Director Johannes Roberts (47 Meters Down) and screenwriter Ben Ketai (The Forest) pick up the story of three masked, bloodthirsty youngsters still looking for Tamara.

A loving but bickering family spends the night at a lakeside campground and trailer park. A great deal of exposition ensures that you catch on, but the main gist is this: problem child Kinsey (Bailee Madison) is at odds with her beleaguered parents (Christina Hendricks and Martin Henderson) and her golden-child brother (Lewis Pullman).

Yes, our three masked malcontents have also settled into that same lakeside trailer park, now mainly vacant in the post-season.

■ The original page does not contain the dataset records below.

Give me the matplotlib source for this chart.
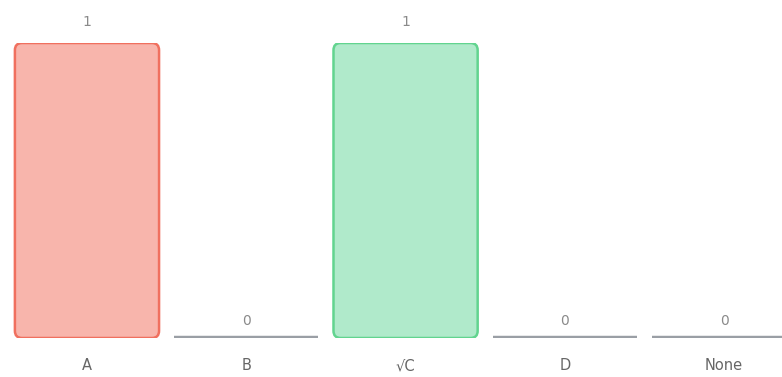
import matplotlib
matplotlib.use("Agg")
import matplotlib.pyplot as plt
from matplotlib.patches import FancyBboxPatch

categories = ["A", "B", "\u221aC", "D", "None"]
values = [1, 0, 1, 0, 0]
fills = ["#f8b5ac", None, "#b0eacb", None, None]
edges = ["#f0705f", "#9a9fa5", "#62d48f", "#9a9fa5", "#9a9fa5"]

fig = plt.figure(figsize=(7.82, 3.77), dpi=100)
ax = fig.add_axes([0, (377 - 338) / 377, 1, 295 / 377])
ax.set_xlim(-0.546, 4.363)
ax.set_ylim(0, 1)
ax.axis("off")

w = 0.905
for i, (cat, v) in enumerate(zip(categories, values)):
    if v > 0:
        p = FancyBboxPatch((i - w / 2, 0), w, v,
                           boxstyle="round,pad=0,rounding_size=0.045",
                           mutation_aspect=0.54,
                           facecolor=fills[i], edgecolor=edges[i], linewidth=1.8)
        ax.add_patch(p)
    else:
        ax.hlines(v, i - w / 2, i + w / 2, color=edges[i], linewidth=3.2)
    ax.annotate(str(v), (i, v), xytext=(0, 10 if v > 0 else 7),
                textcoords="offset points", ha="center", va="bottom",
                fontsize=10, color="#8a8a8a")
    ax.annotate(cat, (i, 0), xytext=(0, -20), textcoords="offset points",
                ha="center", va="center", fontsize=10.5, color="#666666")

fig.savefig("out.png", dpi=100)
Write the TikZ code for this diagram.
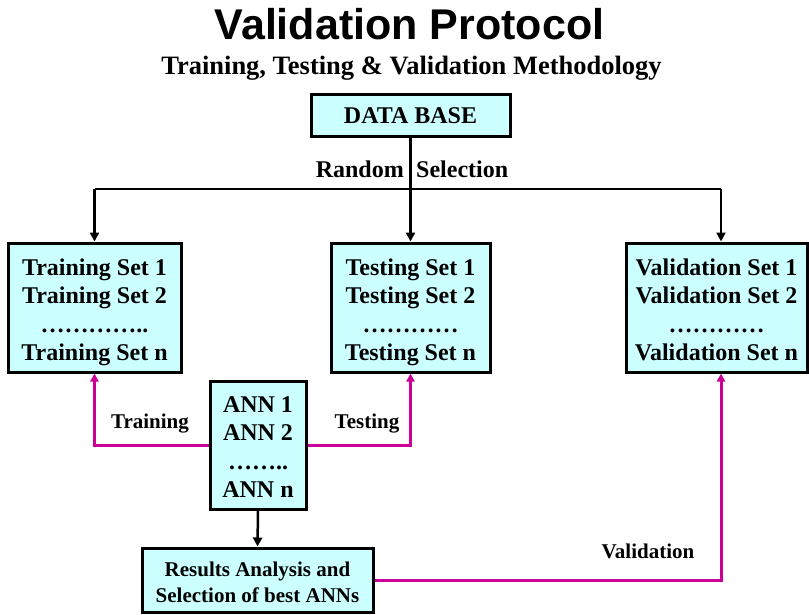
\documentclass[tikz,border=0pt]{standalone}
\usepackage{fontspec}
\setmainfont{Liberation Serif}
\newfontfamily\titlefont{Liberation Sans}
\usetikzlibrary{arrows.meta}
\definecolor{boxfill}{HTML}{CCFFFF}
\definecolor{linkmag}{HTML}{CC0099}
% invisible rules that fix the height of a first row and the depth of a last row
\newcommand\rowtop[1]{\rule{0pt}{#1}}
\newcommand\rowbottom[1]{\rule[-#1]{0pt}{#1}}

\begin{document}
\begin{tikzpicture}[x=1pt,y=-1pt,
  box/.style={draw=black, line width=3pt, fill=boxfill, inner sep=0pt,
    align=center, font=\bfseries\fontsize{24}{28.5}\selectfont},
  smallbox/.style={box, font=\bfseries\fontsize{21}{26}\selectfont},
  bus/.style={draw=black, line width=2.5pt},
  flow/.style={bus, -{Triangle[length=9pt,width=9pt]}},
  link/.style={draw=linkmag, line width=3pt, -{Triangle[length=8pt,width=8pt]}},
  lbl/.style={font=\bfseries\fontsize{21}{26}\selectfont, inner sep=0pt, anchor=base},
  head/.style={font=\bfseries\fontsize{24}{29}\selectfont, inner sep=0pt}]
\useasboundingbox (0,0) rectangle (809,614);

% headings
\node[font=\titlefont\bfseries\fontsize{43}{48}\selectfont, inner sep=0pt] (title) at (409.5,24) {Validation Protocol};
\node[font=\bfseries\fontsize{26.5}{30}\selectfont, inner sep=0pt] (subtitle) at (411.5,68) {Training, Testing \& Validation Methodology};

% boxes
\node[box, minimum width=199, minimum height=42] (db) at (410.5,115)
  {\rowtop{18pt}DATA BASE};
\node[box, minimum width=173, minimum height=129] (training) at (94.5,307.5)
  {\rowtop{28.5pt}Training Set 1\\Training Set 2\\…………..\\Training Set n\rowbottom{8pt}};
\node[box, minimum width=159, minimum height=129] (testing) at (410.5,307.5)
  {\rowtop{28.5pt}Testing Set 1\\Testing Set 2\\…………\\Testing Set n\rowbottom{8pt}};
\node[box, minimum width=181, minimum height=129] (validation) at (716.5,307.5)
  {\rowtop{28.5pt}Validation Set 1\\Validation Set 2\\…………\\Validation Set n\rowbottom{8pt}};
\node[box, minimum width=96, minimum height=128] (ann) at (258,445)
  {\rowtop{27.5pt}ANN 1\\ANN 2\\……..\\ANN n\rowbottom{8pt}};
\node[smallbox, minimum width=231, minimum height=64] (results) at (257.5,580)
  {\rowtop{25pt}Results Analysis and\\Selection of best ANNs\rowbottom{7pt}};

% random split of the data base
\coordinate (split) at (410.5,189);
\coordinate (vtop) at (721,189);
\node[head, anchor=base east] (rnd) at (404,177) {Random};
\node[head, anchor=base west] (sel) at (416,177) {Selection};
\draw[bus] (training.north |- split) -- (vtop);
\draw[flow] (db.south) -- (testing.north);
\draw[flow] (training.north |- split) -- (training.north);
\draw[flow] (vtop) -- (vtop |- validation.north);

% networks to sets
\draw[link] (ann.west) -- (ann.west -| training.south) -- (training.south);
\draw[link] (ann.east) -- (ann.east -| testing.south) -- (testing.south);
\draw[flow] (ann.south) -- (results.north);
\draw[link] (results.east) -- (results.east -| vtop) -- (vtop |- validation.south);

% connector labels
\node[lbl] (ltrain) at (150,428) {Training};
\node[lbl] (ltest) at (367,428) {Testing};
\node[lbl] (lval) at (648,558) {Validation};
\end{tikzpicture}
\end{document}
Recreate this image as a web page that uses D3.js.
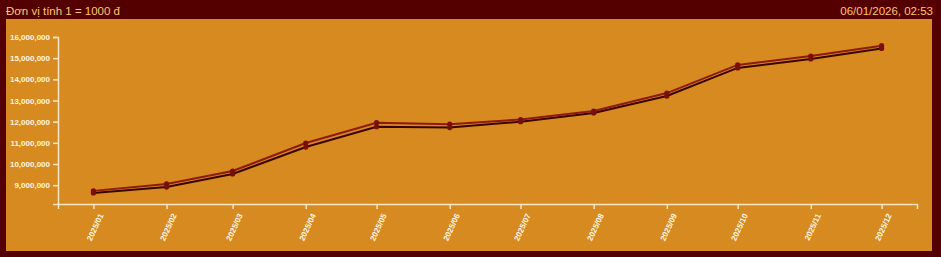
<!DOCTYPE html>
<html><head><meta charset="utf-8">
<script src="https://cdn.jsdelivr.net/npm/d3@7"></script>
<style>
html,body{margin:0;padding:0;background:#550000;}
svg{display:block;font-family:"Liberation Sans",Arial,sans-serif;}
</style></head>
<body>
<svg id="c" width="941" height="257"></svg>
<script>
const titleLeft = "Đơn vị tính 1 = 1000 đ";
const titleRight = "06/01/2026, 02:53";
const months = ["2025-01","2025-02","2025-03","2025-04","2025-05","2025-06","2025-07","2025-08","2025-09","2025-10","2025-11","2025-12"];
const seriesUpper = [8730000,9060000,9670000,10990000,11950000,11880000,12100000,12500000,13350000,14680000,15100000,15590000];
const seriesLower = [8630000,8910000,9530000,10800000,11760000,11720000,12000000,12410000,13210000,14540000,14960000,15460000];
const yTicks = [9000000,10000000,11000000,12000000,13000000,14000000,15000000,16000000];
const yDomain = [8110000,16000000];

const svg = d3.select("#c");
const W = 941, H = 257;
svg.append("rect").attr("x",0).attr("y",0).attr("width",W).attr("height",H).attr("fill","#550000");
svg.append("rect").attr("x",6).attr("y",19).attr("width",926).attr("height",232).attr("fill","#D68A1F");
svg.append("text").attr("x",6).attr("y",15).attr("fill","#FFC66B").attr("font-size","11.5px").text(titleLeft);
svg.append("text").attr("x",933).attr("y",15).attr("text-anchor","end").attr("fill","#FFC66B").attr("font-size","11.5px").text(titleRight);

const parse = d3.timeParse("%Y-%m");
const dates = months.map(parse);
const x = d3.scaleTime()
  .domain([d3.timeDay.offset(dates[0],-15), d3.timeDay.offset(dates[dates.length-1],15)])
  .range([58,917]);
const y = d3.scaleLinear().domain(yDomain).range([204,37]);

const axisColor = "#F8E6C4";
const gx = svg.append("g").attr("transform","translate(0,204)")
  .call(d3.axisBottom(x).tickValues(dates).tickFormat(d3.timeFormat("%Y/%m")).tickSize(5).tickSizeOuter(5));
gx.selectAll("path,line").attr("stroke",axisColor).attr("stroke-width",1.5);
gx.selectAll("text").attr("fill","#FFF6E6").attr("font-size","8px").attr("font-weight","bold")
  .attr("text-anchor","end").attr("dx","-0.3em").attr("dy","0.5em")
  .attr("transform","translate(0,4) rotate(-65)");

const gy = svg.append("g").attr("transform","translate(58,0)")
  .call(d3.axisLeft(y).tickValues(yTicks).tickFormat(d3.format(",")).tickSize(5).tickSizeOuter(5).tickPadding(3));
gy.selectAll("path,line").attr("stroke",axisColor).attr("stroke-width",1.5);
gy.selectAll("text").attr("fill","#FFF6E6").attr("font-size","8px").attr("font-weight","bold");

const line = d3.line().x(d=>x(d[0])).y(d=>y(d[1]));
const dataLower = dates.map((d,i)=>[d,seriesLower[i]]);
const dataUpper = dates.map((d,i)=>[d,seriesUpper[i]]);
svg.append("path").datum(dataLower).attr("d",line).attr("fill","none").attr("stroke","#3A0500").attr("stroke-width",2);
svg.append("path").datum(dataUpper).attr("d",line).attr("fill","none").attr("stroke","#8E1A10").attr("stroke-width",2);
[dataLower,dataUpper].forEach(ds=>{
  svg.append("g").selectAll("circle").data(ds).join("circle")
    .attr("cx",d=>x(d[0])).attr("cy",d=>y(d[1])).attr("r",2.6).attr("fill","#7A0E0A");
});
</script>
</body></html>
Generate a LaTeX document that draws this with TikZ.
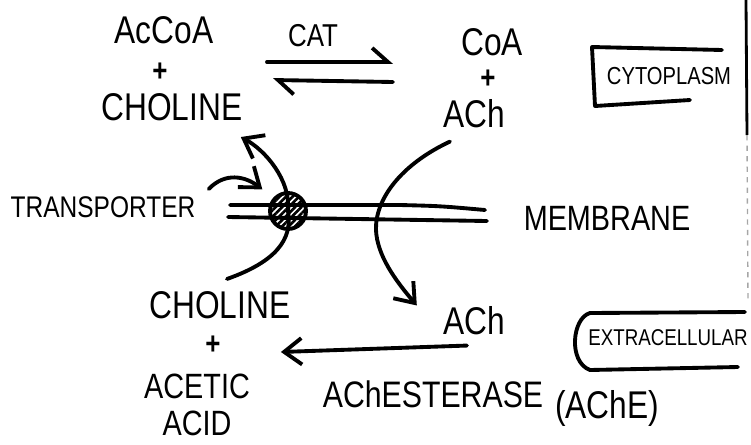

Where Bertino’s horror had the languid melancholy of the old country blues tunes scratching away on a turntable, Roberts prefers the power ballads of the early Eighties. In fact, instead of the cinema of the Seventies that inspired Bertino, Roberts prefers 80s fare, from the early MTV soundtrack to the Argento-esque title sequence to the campground setting.

This is a self-conscious slasher with jump scares, frequent bloodletting and a marauder who is profoundly difficult to kill.

Roberts borrows a lot. Not just from Bertino’s original, but also scads of other horror gems from across the eras (Texas Chainsaw Massacre, The Town that Dreaded Sundown, Friday the 13th, Bava’s Carnage and so many more).

And while cinematographer Ryan Samul cannot grip you with dread the way Peter Sova’s creeping camera and quiet wide shots did ten years back, he can frame a shot.

That shot 1) has usually been lifted from another source, and 2) often contains a nearly-ludicrous image. Still, there are more than a few beautifully macabre sequences in this movie. One poolside episode is particularly impressive.

Still, the main problem with The Strangers: Prey at Night is that it gets comfortable in clichés, where the stinging original subverted them. That doesn’t make it a bad movie. It’s not. It’s a nasty little piece of entertainment, unoriginal but competent.

And you cannot expect originality from a sequel, of course. You just hope it can be memorable. The Strangers: Prey at Night is not.